You would think that a Spartan life like this would hardly be good for recruiting. Yet they tell me that so many young men apply to join the Army that even if accepted, the lucky ones can’t expect to serve longer than three years at the most. They’ve got to give up their job to the next man waiting in the queue. (In the Air Force they can serve for four years and in the Navy for five.)

But some things don’t change. In the soldiers’ Club of the Second Company – a bare room spotlessly clean dominated by a ping gong table – they showed me the history of the regiment to date, beautifully written by hand, the regimental battle honours won in Korea and a grisly display of war trophies, including a Japanese officer’s sword, an American officer’s Remington revolver, and some unknown GI’s infantry carbine  with the name “Susie” still carved on the stock. I wanted to ask had they any British souvenirs. But thought better of it.

We inspected the barrack-rooms, which were like barrack-rooms anywhere.     Blankets squared for inspection, mattresses dressed by the left.  But no pin-ups in the PLA. Instead, there was a wall newspaper, with drawings and poems and political thoughts contributed by members of the squad.

“Criticisms are freely welcomed” the platoon commander assured me. One criticism I noticed was certainly pungent. “This wall newspaper isn’t lively enough. Why not pep it up?”

I joined them for lunch in what I suppose in any other army would have been the officers’ mess. They filled my plate with great dollops of smoking beef, dumplings stuffed with meat, bean curd, and home-grown rice. All meant to be eaten with chopsticks.

I asked if this was a normal lunch for the People’s Liberation Army. “Chairman Mao has said: ‘We defeated a well-equipped army on millet and rice,’ so the PLA lives largely on millet and rice. But since you are our guest today we have added a few  little extras,” said the platoon Commander, his mouth crammed with about half a pound of fillet steak.

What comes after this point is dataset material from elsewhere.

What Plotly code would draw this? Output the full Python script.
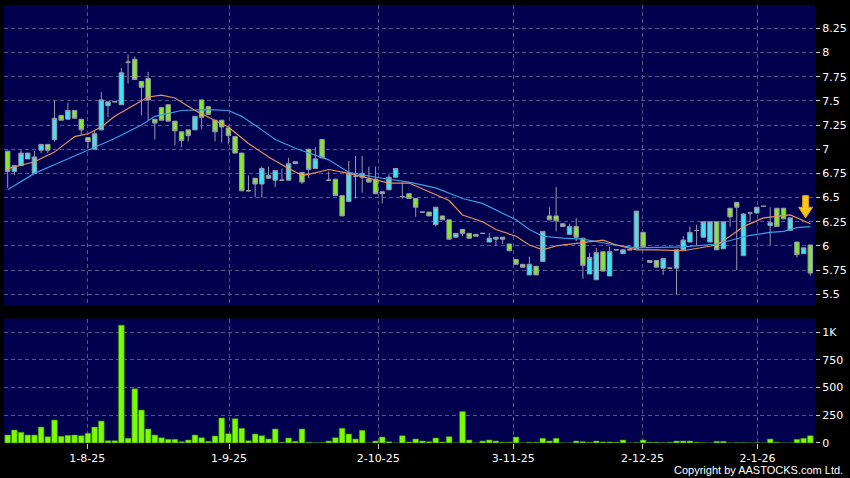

Tea was taken – as you might say – up on the range, where we watched some fancy shooting with rifle, semi-automatic rifle, heavy machine-guns, and rocket launcher. There was also a fearsome demonstration of a horrible little monster called a parachute mine, like a bunch of lethal grapes, that blew up everything on sight in the target area.

This was obviously a demonstration platoon going through its paces. So it was difficult to judge. But if the shooting of the 196th is only half as good as this deadly target practice, then they must be a pretty formidable lot.

When the serious stuff was over they beckoned us to the firing line and, with half a dozen other correspondents, I had a go at 10-rounds-rapid with a Chinese-made light automatic rifle. A very light-weight weapon with a rather sticky trigger action but almost no recoil. It is nearly 30 years since I handled a service rifle. And only one of my shots fell on the target but from the applause you would have thought I had won the King’s Prize at Bisley.

Before we left we had to attend a camp concert specially got up in our honour. It was the strangest camp concert I have ever attended. A highly talented company of young soldiers – men and girls – danced, sang, told funny stories, did conjuring tricks even managed an extract of patriotic opera.

But from that packed service audience, not a wolf whistle. They just clapped politely and in strict tempo, like 500 well-drilled automatons.

On the way out of camp we passed a fatigue party jog-trotting back from the town. They wore full marching order, and in addition to their rifle, each man carried a sickle or a billhook or a builder’s hod. As they passed us, they were singing. A stirring, blood-tingling marching song I have heard blasting from the radio morning, noon and night. In English, the title means “The East is Red”.